> WRITTEN TASK
Extract everything from the first line through the line with "const yStep = 20;", both ends included, except for any pictures.
○ ○ ○ ○
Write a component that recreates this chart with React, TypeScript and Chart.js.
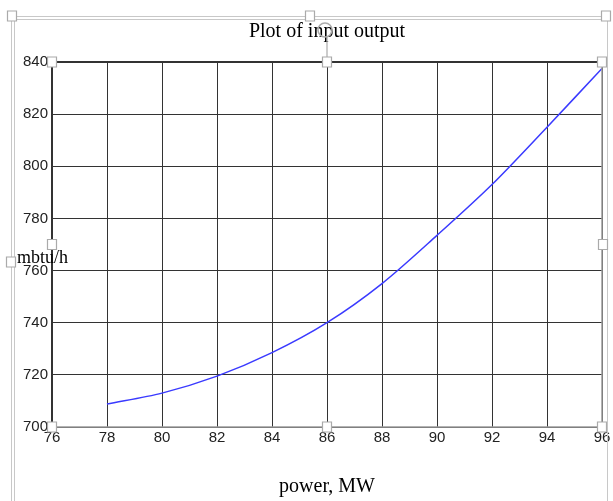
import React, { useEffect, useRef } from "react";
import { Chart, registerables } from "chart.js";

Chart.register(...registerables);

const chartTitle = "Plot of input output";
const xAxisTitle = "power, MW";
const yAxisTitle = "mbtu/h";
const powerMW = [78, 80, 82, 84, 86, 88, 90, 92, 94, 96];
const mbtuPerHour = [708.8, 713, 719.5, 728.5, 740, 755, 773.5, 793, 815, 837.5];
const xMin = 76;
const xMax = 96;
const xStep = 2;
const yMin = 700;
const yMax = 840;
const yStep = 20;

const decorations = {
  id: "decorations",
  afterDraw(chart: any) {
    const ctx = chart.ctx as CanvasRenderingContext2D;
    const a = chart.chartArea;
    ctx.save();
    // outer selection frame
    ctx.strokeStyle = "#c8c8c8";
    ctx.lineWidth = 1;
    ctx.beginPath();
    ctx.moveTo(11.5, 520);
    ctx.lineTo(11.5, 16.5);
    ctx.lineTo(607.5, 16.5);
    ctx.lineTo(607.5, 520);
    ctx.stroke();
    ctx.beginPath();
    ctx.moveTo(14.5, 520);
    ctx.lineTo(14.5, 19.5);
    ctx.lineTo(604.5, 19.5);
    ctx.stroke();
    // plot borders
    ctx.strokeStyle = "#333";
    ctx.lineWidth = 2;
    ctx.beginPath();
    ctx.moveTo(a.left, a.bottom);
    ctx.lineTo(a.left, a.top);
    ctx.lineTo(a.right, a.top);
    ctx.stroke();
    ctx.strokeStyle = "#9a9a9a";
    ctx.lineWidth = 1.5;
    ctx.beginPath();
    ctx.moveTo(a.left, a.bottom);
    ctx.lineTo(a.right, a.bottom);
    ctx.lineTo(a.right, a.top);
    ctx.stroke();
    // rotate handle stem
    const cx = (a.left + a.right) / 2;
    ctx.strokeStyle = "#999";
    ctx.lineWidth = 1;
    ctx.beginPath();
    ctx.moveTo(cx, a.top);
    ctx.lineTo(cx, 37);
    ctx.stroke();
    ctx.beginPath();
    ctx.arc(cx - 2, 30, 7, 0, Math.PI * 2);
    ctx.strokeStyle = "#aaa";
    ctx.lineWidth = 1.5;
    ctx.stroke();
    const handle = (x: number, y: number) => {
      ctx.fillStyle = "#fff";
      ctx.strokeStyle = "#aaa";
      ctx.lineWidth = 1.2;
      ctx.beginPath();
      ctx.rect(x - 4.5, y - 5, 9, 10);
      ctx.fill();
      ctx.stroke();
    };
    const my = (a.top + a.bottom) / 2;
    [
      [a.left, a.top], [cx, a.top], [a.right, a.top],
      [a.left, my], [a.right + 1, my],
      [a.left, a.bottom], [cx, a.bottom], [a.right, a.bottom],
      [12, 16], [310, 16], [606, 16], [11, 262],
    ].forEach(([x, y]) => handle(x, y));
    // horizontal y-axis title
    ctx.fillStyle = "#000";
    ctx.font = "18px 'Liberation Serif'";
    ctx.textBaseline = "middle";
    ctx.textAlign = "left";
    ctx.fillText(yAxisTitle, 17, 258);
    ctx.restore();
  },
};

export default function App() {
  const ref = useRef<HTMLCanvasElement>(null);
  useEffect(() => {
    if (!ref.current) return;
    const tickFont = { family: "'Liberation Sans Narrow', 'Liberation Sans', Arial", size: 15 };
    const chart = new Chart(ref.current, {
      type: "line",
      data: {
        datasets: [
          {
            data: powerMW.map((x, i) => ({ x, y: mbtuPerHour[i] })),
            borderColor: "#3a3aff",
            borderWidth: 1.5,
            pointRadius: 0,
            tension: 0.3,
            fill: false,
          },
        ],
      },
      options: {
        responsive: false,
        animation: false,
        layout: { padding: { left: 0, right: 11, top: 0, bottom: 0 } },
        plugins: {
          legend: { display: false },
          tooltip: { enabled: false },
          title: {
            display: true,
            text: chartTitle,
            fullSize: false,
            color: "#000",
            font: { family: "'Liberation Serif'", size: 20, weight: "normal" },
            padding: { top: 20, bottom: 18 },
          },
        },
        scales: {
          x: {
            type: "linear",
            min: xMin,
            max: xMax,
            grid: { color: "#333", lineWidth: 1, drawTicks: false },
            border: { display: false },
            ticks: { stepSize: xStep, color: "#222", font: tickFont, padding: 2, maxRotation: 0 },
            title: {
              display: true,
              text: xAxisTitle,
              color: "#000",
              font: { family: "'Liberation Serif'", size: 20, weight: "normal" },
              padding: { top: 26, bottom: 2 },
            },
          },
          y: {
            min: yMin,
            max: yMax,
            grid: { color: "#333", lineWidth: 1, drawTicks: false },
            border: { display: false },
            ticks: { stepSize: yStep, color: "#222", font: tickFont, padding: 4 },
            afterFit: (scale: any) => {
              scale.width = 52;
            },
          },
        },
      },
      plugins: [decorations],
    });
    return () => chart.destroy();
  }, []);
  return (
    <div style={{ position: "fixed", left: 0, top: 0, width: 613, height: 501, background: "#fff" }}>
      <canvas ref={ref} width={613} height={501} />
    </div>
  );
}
○ ○ ○ ○
> THE RESULT
Write a component that recreates this chart with React, TypeScript and Chart.js.
import React, { useEffect, useRef } from "react";
import { Chart, registerables } from "chart.js";

Chart.register(...registerables);

const chartTitle = "Plot of input output";
const xAxisTitle = "power, MW";
const yAxisTitle = "mbtu/h";
const powerMW = [78, 80, 82, 84, 86, 88, 90, 92, 94, 96];
const mbtuPerHour = [708.8, 713, 719.5, 728.5, 740, 755, 773.5, 793, 815, 837.5];
const xMin = 76;
const xMax = 96;
const xStep = 2;
const yMin = 700;
const yMax = 840;
const yStep = 20;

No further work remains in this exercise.